O capitão da equipa não tem qualquer estatuto ou privilégios especiais, mas tem um certo grau de responsabilidade pelo comportamento da equipa.

«É isto e apenas isto que as leis de jogo referem em relação aos capitães de equipa», começa por esclarecer o ex-árbitro Duarte Gomes, que traçou para A BOLA o que, na ótica de um árbitro, deve ser o capitão de uma equipa profissional de futebol.

O ex-árbitro Duarte Gomes (Miguel Nunes/ASF)

«É isto e apenas isto que as leis de jogo referem em relação aos capitães de equipa. Já as normas e instruções para árbitros — documento complementar que também regula a sua tarefa — vão um pouco mais além, não em relação ao seu papel em si, mas em questões mais operacionais: a indicação na ficha de jogo, a eventual substituição por quem for designado como sub-capitão, o abandono temporário da partida, etc. 

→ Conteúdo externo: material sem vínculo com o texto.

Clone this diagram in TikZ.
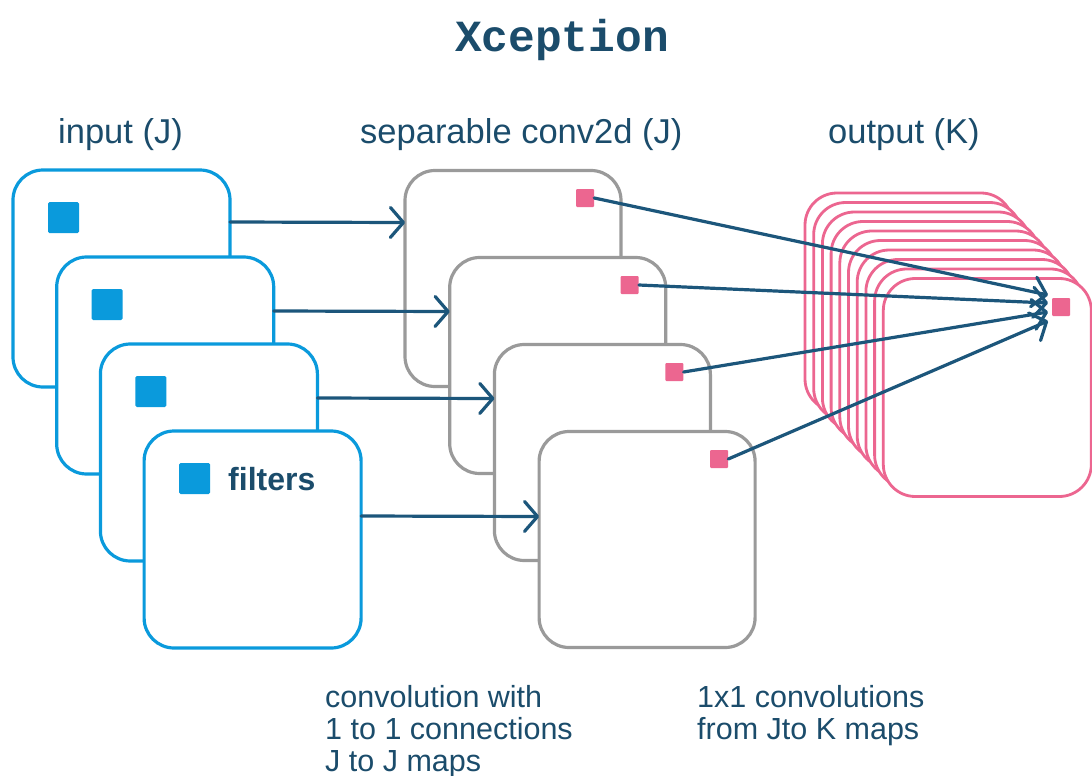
\documentclass[tikz,border=0pt]{standalone}
\usepackage{fontspec}
\setmainfont{Liberation Sans}
\newfontfamily\titlefont{Liberation Mono}
\usetikzlibrary{arrows.meta}

\definecolor{inkblue}{HTML}{1B4C6B}
\definecolor{arrowblue}{HTML}{1C567B}
\definecolor{mapblue}{HTML}{0A9ADC}
\definecolor{mapgray}{HTML}{9A9A9A}
\definecolor{mappink}{HTML}{EC6690}

\tikzset{
  inmap/.style={draw=mapblue, line width=3.2pt, fill=white, rounded corners=30pt,
    minimum width=217pt, minimum height=217pt, inner sep=0pt, outer sep=0pt},
  sepmap/.style={draw=mapgray, line width=3.2pt, fill=white, rounded corners=30pt,
    minimum width=216pt, minimum height=216pt, inner sep=0pt, outer sep=0pt},
  outmap/.style={draw=mappink, line width=2.8pt, fill=white, rounded corners=32pt,
    minimum width=208pt, minimum height=218pt, inner sep=0pt, outer sep=0pt},
  bluedot/.style={fill=mapblue, minimum size=31pt, inner sep=0pt, rounded corners=1.5pt},
  pinkdot/.style={fill=mappink, minimum size=18pt, inner sep=0pt, rounded corners=1pt},
  conn/.style={draw=arrowblue, line width=3.2pt, line cap=round,
    -{Straight Barb[round, length=13pt, width=30pt]}},
  label/.style={text=inkblue, font=\fontsize{34.5}{36}\selectfont, inner sep=0pt, anchor=base west},
  note/.style={text=inkblue, font=\fontsize{30.5}{32}\selectfont, inner sep=0pt,
    align=left, anchor=base west},
}

\begin{document}
\begin{tikzpicture}[x=1pt, y=-1pt]
\useasboundingbox (0,0) rectangle (1092,776);

% title
\node[text=inkblue, font=\titlefont\bfseries\fontsize{44.5}{46}\selectfont, inner sep=0pt, anchor=base]
  (title) at (562,52) {Xception};

% column headings
\node[label] (hin) at (58,143) {input (J)};
\node[label] (hsep) at (360,143) {separable conv2d (J)};
\node[label] (hout) at (828,143) {output (K)};

% input feature maps
\foreach \i in {1,...,4} {
  \node[inmap] (in\i) at ({121.5+43.7*(\i-1)}, {278.5+87*(\i-1)}) {};
  \node[bluedot] (f\i) at ([xshift=50.5pt, yshift=-47.5pt]in\i.north west) {};
}
\node[text=inkblue, font=\bfseries\fontsize{32}{34}\selectfont, inner sep=0pt, anchor=base west]
  (filt) at (228,490) {filters};

% separable convolution maps
\foreach \i in {1,...,4} {
  \node[sepmap] (sep\i) at ({513+44.7*(\i-1)}, {278.5+87*(\i-1)}) {};
  \node[pinkdot] (p\i) at ([xshift=-36pt, yshift=-27.5pt]sep\i.north east) {};
}

% output stack of K maps
\foreach \k in {0,...,9} {
  \node[outmap] (out\k) at ({909+8.7*\k}, {302+9.5*\k}) {};
}
\node[pinkdot] (po) at (1061,307) {};

% one-to-one depthwise connections
\draw[conn] ([yshift=-52pt]in1.north east) -- ([yshift=-52pt]sep1.north west);
\draw[conn] ([yshift=-54pt]in2.north east) -- ([yshift=-54pt]sep2.north west);
\draw[conn] ([yshift=-54pt]in3.north east) -- ([yshift=-54pt]sep3.north west);
\draw[conn] ([yshift=-85pt]in4.north east) -- ([yshift=-85pt]sep4.north west);

% pointwise 1x1 connections into the output map
\coordinate (t1) at (1048,295);
\coordinate (t2) at (1048,303);
\coordinate (t3) at (1048,312);
\coordinate (t4) at (1048,321);
\draw[conn] (p1.east) -- (t1);
\draw[conn] (p2.east) -- (t2);
\draw[conn] (p3.east) -- (t3);
\draw[conn] (p4.east) -- (t4);

% captions (anchored on the baseline of their last line)
\node[note] (n1) at (325,771) {convolution with\\1 to 1 connections\\J to J maps};
\node[note] (n2) at (697,739) {1x1 convolutions\\from Jto K maps};
\end{tikzpicture}
\end{document}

Na prática, o que se espera é que o capitão seja o representante máximo da equipa junto da equipa de arbitragem. Como já se percebeu, isso não lhe confere direitos acrescidos mas a responsabilidade de os liderar dentro das quatro linhas. Sob o ponto de vista do árbitro, de quem tem por missão dirigir jogos, os capitães de equipa têm que ser a referência maior de ética, respeito e saber estar. Espera-se que sejam a voz sensata e apaziguadora, que defende os interesses dos seus de forma firme mas respeitosa. Um capitão é alguém que mereceu a confiança dos seus pares e/ou técnicos para os comandar dentro do terreno de jogo. Isso confere-lhe responsabilidades acrescidas. 

Obriga-o a ser educado e a ter capacidade de encaixe. 

Obriga-o a ser um mediador, um diplomata. As suas características pessoais devem ser reconhecidas por todos: deve ser discreto e eficaz. Deve ser sempre o primeiro a sanar conflitos, nunca aquele que os inicia. Deve acalmar os jogadores mais alterados e evitar que criem atos de indisciplina. Um capitão nunca fala em seu nome, mas em nome dos seus. E um verdadeiro capitão nunca se pode esquecer que é visto pelos colegas como um exemplo de dignidade e caráter, um profissional comprometido, altruísta, resiliente. Uma referência como homem, como jogador e pessoa. Felizmente há em Portugal muitos jogadores com esse perfil.»